:: GIVEN RECORDS ::
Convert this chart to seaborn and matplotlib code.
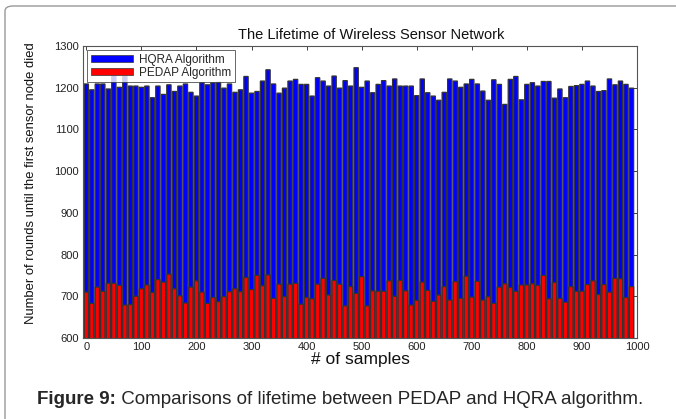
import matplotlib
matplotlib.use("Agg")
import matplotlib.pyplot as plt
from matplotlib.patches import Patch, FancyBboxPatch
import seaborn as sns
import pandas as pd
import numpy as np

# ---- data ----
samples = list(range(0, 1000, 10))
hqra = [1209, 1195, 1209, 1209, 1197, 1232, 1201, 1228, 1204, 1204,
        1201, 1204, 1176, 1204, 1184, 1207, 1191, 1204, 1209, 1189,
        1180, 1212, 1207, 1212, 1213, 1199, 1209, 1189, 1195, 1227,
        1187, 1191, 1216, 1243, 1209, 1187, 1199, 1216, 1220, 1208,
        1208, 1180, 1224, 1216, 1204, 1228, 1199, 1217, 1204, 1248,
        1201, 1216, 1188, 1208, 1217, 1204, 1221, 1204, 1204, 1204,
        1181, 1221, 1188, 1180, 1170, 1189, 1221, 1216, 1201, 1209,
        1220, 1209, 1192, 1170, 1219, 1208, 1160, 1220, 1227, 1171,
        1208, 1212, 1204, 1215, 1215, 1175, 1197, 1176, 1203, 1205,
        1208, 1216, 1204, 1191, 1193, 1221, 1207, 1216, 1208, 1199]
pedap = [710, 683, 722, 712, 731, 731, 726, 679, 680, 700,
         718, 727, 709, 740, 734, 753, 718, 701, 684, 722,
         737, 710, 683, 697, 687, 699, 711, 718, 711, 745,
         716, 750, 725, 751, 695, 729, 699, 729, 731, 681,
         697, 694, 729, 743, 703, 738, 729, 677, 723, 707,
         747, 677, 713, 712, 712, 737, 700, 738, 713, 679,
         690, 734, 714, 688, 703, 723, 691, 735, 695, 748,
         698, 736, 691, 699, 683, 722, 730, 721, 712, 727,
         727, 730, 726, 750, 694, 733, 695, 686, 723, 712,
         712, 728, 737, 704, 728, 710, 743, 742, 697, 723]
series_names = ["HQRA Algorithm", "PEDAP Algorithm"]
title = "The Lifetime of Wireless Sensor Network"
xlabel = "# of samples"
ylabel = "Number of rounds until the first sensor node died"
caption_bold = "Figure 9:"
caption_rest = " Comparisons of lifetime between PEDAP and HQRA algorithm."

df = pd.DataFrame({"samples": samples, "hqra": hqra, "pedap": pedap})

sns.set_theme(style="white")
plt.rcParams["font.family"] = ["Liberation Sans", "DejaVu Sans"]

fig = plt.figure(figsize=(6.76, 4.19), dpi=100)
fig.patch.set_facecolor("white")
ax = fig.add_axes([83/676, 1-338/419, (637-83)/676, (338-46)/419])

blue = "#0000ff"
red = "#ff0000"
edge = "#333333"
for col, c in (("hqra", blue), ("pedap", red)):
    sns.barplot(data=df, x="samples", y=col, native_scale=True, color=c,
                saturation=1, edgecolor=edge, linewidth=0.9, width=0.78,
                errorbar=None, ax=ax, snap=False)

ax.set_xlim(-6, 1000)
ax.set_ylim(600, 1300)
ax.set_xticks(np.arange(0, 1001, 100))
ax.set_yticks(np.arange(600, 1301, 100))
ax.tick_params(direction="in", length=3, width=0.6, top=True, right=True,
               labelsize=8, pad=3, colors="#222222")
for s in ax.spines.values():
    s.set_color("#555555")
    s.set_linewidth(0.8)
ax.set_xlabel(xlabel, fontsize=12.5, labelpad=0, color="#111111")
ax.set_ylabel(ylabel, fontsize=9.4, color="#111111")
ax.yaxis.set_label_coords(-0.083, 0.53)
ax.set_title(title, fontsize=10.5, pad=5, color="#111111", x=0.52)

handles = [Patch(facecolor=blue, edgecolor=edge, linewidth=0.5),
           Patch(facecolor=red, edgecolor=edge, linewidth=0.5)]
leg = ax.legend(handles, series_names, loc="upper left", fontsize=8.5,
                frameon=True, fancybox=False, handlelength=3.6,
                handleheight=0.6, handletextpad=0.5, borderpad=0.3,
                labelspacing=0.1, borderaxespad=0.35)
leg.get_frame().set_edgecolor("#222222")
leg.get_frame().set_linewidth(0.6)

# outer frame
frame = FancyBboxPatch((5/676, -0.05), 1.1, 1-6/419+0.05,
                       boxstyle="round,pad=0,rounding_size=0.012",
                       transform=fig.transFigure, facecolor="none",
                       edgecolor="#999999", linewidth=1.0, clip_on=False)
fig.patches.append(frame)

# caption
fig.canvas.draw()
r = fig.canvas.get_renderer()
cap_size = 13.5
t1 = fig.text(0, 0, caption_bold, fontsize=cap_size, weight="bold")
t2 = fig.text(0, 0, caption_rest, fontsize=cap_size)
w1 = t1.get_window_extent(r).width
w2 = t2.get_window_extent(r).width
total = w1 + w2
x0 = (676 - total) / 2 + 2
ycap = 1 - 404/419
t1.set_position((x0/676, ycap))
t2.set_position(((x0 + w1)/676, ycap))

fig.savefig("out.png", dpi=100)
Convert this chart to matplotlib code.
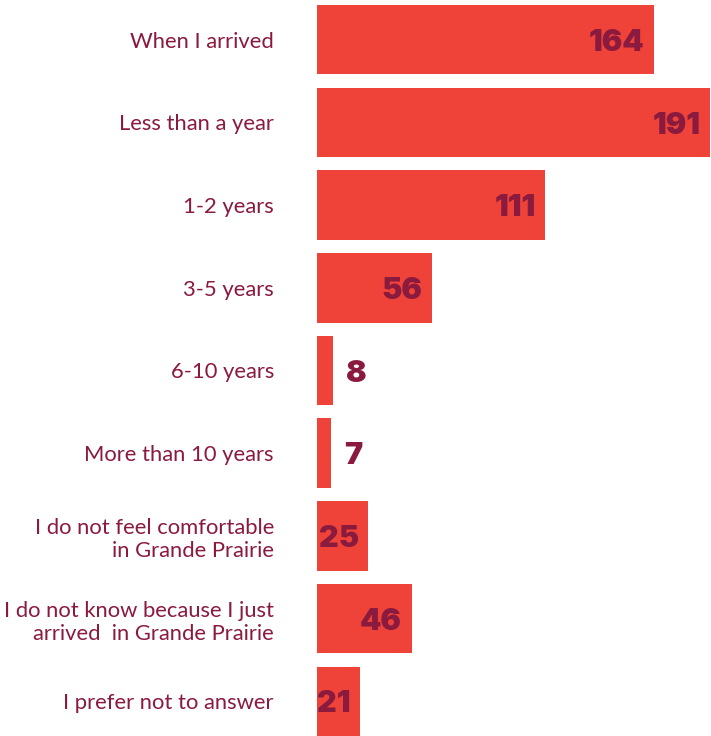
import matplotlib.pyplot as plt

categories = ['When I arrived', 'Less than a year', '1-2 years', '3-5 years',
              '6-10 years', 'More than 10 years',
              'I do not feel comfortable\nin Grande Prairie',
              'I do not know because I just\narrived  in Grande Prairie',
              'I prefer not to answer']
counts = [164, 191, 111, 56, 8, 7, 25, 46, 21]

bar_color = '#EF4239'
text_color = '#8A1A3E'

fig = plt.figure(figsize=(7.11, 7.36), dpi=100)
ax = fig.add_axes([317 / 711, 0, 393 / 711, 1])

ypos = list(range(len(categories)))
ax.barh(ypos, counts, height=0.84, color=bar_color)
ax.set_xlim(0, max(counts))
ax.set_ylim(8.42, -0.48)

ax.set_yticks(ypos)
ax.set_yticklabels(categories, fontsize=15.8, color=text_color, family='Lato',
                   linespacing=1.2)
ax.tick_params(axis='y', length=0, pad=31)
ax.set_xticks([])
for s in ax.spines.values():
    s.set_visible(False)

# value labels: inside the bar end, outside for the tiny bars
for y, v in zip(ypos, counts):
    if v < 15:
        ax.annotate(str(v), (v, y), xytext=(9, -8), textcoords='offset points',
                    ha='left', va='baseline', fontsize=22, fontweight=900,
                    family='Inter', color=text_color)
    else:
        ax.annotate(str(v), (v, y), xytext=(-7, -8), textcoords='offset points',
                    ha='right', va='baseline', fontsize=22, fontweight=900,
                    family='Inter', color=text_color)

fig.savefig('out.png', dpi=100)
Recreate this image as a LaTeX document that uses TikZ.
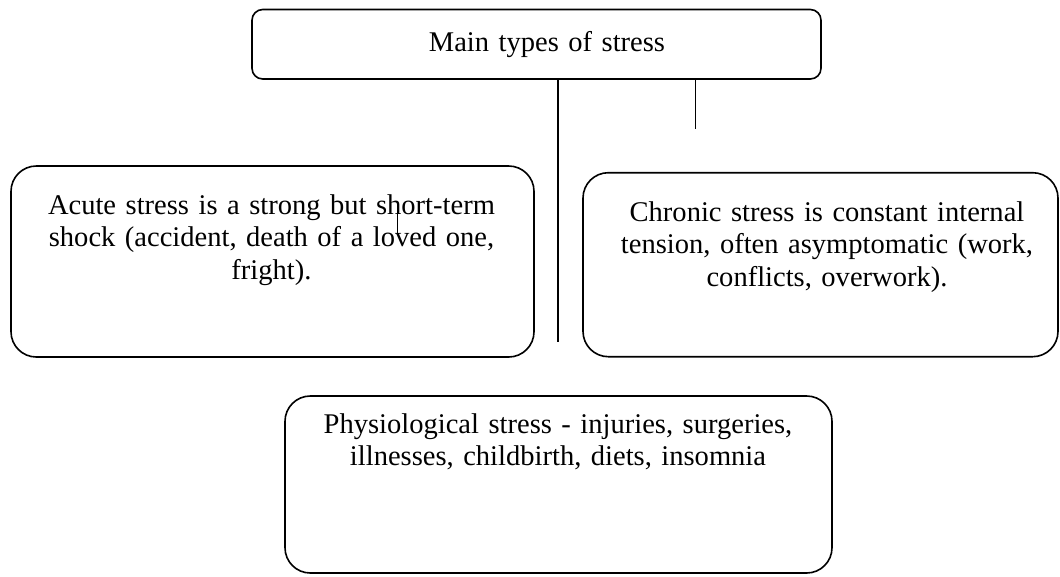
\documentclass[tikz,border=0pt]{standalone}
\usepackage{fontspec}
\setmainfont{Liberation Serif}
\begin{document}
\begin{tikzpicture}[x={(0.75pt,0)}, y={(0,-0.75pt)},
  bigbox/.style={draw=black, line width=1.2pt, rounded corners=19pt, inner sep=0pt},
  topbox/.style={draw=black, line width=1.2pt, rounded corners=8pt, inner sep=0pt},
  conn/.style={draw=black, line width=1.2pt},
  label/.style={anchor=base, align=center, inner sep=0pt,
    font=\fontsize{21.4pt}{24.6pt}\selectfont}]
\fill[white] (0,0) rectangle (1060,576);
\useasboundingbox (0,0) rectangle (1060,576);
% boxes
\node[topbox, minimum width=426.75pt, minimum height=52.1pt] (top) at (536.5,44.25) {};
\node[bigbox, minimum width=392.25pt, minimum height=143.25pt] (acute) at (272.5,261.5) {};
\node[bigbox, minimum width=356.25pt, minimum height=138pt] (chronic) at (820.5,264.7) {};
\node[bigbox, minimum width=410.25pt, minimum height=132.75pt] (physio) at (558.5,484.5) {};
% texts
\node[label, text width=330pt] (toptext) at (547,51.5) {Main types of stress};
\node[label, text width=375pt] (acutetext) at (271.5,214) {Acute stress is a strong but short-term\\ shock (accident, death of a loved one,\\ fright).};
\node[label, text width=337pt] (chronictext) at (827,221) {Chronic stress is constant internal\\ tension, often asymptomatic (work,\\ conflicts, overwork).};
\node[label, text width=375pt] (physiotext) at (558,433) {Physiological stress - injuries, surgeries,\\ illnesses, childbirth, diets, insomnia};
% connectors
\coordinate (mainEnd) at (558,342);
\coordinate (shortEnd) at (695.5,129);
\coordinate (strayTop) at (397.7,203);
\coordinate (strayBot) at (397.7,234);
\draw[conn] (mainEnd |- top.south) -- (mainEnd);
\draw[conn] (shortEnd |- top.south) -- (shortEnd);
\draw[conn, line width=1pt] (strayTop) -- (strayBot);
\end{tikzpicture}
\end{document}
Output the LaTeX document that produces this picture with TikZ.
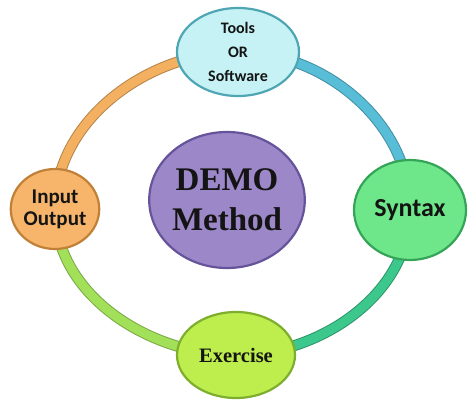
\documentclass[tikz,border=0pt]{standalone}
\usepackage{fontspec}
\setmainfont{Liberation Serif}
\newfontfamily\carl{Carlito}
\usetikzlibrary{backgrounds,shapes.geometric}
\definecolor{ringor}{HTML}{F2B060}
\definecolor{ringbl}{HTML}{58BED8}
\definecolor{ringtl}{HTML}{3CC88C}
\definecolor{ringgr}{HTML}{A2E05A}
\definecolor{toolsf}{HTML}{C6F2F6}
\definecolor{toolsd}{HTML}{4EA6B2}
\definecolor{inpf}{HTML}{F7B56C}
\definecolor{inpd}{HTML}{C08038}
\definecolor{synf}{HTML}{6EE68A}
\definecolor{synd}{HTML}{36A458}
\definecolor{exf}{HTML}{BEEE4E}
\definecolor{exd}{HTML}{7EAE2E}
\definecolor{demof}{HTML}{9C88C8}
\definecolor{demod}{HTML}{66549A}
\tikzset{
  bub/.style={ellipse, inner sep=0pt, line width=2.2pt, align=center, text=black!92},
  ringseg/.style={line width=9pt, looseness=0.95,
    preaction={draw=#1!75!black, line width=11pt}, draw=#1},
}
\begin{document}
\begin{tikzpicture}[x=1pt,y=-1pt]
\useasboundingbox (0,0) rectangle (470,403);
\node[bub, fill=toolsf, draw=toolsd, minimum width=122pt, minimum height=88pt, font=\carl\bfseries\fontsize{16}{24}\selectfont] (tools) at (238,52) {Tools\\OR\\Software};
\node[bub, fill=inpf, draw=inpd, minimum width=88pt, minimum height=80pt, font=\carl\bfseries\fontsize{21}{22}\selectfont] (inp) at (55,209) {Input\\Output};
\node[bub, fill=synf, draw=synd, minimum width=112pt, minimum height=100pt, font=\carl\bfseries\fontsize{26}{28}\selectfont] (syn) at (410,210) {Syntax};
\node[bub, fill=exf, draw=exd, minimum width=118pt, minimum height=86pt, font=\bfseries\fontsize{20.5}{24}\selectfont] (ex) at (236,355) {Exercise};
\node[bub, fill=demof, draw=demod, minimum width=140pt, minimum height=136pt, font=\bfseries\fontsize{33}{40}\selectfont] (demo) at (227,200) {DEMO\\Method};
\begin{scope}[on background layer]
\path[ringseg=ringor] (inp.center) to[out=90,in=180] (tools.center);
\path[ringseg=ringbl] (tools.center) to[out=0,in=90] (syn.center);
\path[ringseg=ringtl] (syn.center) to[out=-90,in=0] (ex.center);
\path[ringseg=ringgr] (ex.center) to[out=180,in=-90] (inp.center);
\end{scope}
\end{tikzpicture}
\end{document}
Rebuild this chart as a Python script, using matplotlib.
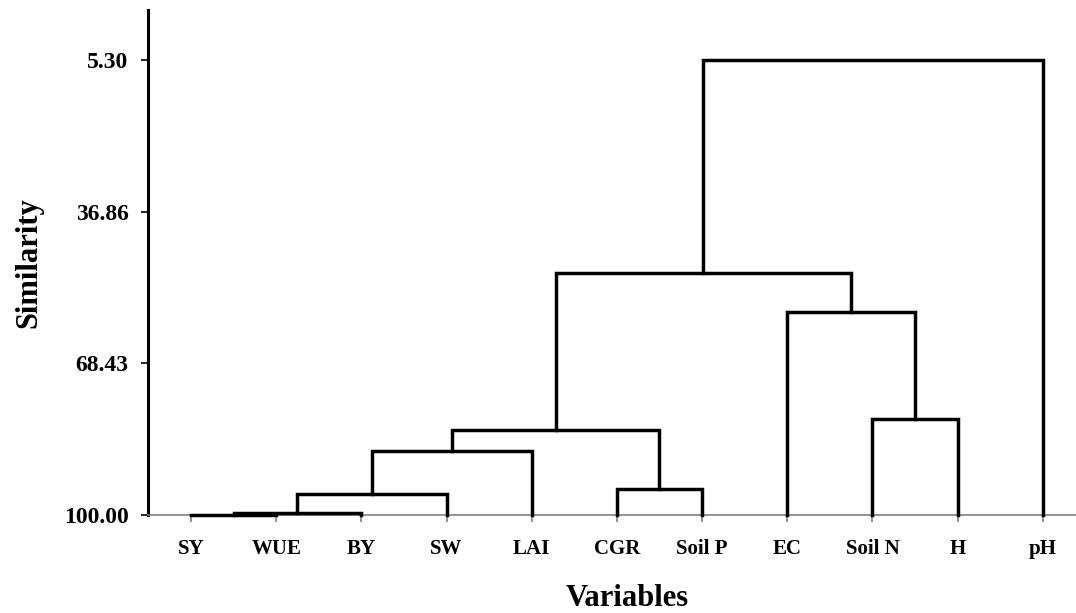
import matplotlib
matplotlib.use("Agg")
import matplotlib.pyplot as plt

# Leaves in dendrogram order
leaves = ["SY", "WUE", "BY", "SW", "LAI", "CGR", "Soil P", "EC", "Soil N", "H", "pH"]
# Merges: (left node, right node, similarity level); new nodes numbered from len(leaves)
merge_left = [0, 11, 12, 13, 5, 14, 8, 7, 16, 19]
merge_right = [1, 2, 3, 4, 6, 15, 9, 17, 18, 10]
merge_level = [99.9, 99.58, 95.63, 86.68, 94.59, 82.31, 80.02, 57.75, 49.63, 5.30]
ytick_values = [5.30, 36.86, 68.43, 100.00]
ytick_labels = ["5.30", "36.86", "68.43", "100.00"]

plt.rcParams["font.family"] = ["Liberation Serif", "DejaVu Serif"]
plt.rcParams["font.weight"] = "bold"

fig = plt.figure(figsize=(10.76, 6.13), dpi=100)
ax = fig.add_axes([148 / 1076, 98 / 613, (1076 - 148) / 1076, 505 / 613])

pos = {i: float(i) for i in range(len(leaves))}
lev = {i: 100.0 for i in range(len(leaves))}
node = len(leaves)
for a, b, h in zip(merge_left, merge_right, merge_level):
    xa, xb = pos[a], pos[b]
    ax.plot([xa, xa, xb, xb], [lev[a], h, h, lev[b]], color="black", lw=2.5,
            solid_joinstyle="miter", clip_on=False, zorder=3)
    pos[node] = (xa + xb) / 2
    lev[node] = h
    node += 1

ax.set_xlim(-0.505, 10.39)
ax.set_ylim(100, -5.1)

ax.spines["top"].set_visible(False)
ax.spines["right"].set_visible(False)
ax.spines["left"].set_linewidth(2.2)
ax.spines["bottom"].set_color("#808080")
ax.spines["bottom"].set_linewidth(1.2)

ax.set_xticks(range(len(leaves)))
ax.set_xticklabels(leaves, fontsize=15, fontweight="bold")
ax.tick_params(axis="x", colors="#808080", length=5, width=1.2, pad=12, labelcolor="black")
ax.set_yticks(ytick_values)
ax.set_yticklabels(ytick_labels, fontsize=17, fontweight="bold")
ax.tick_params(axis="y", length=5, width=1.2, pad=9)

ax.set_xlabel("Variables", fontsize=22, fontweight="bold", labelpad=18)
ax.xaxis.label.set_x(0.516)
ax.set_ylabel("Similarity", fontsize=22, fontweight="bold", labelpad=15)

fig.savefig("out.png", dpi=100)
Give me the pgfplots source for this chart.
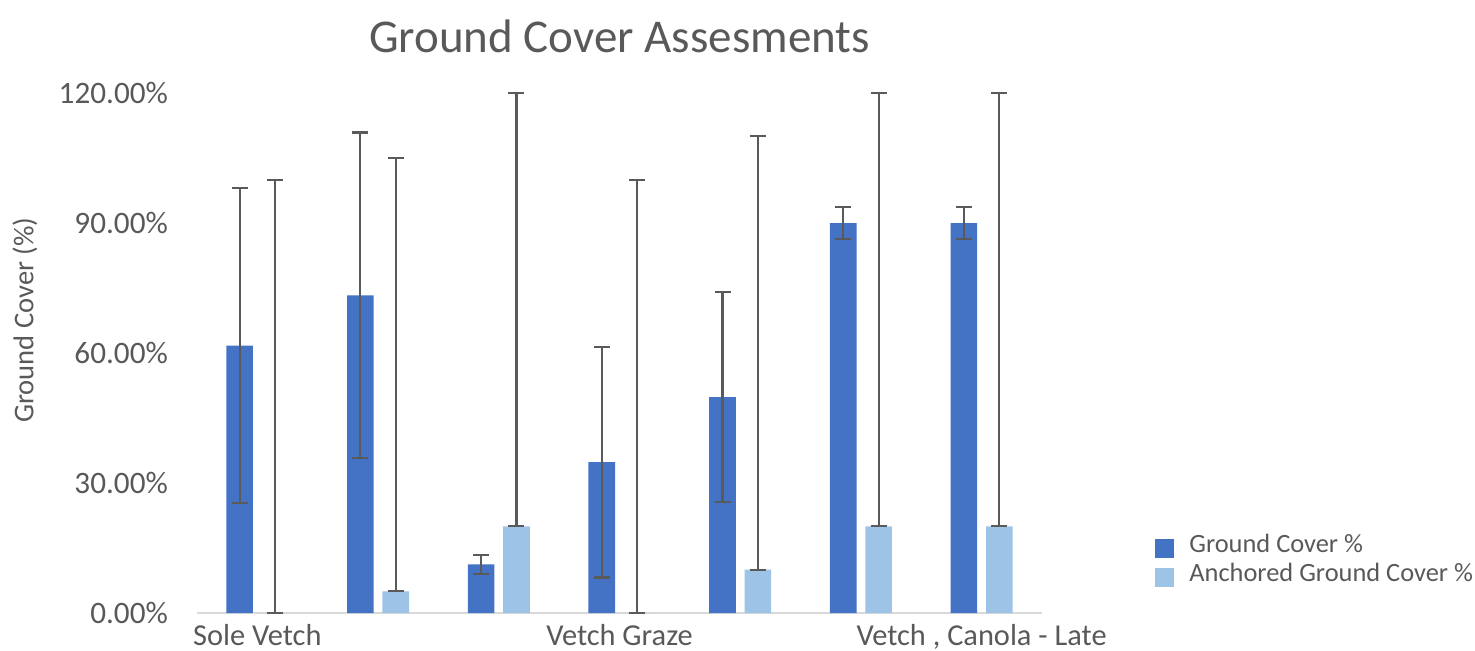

:: THE EXERCISE ::
Copy exactly the lines from the first line of the records above through the line with "import numpy as np", both included, and nothing else. Pictures stay out.

:: ANSWER IN FULL ::
Convert this chart to seaborn and matplotlib code.
import matplotlib
matplotlib.use("Agg")
import matplotlib.pyplot as plt
from matplotlib.patches import Patch, FancyBboxPatch
import seaborn as sns
import pandas as pd
import numpy as np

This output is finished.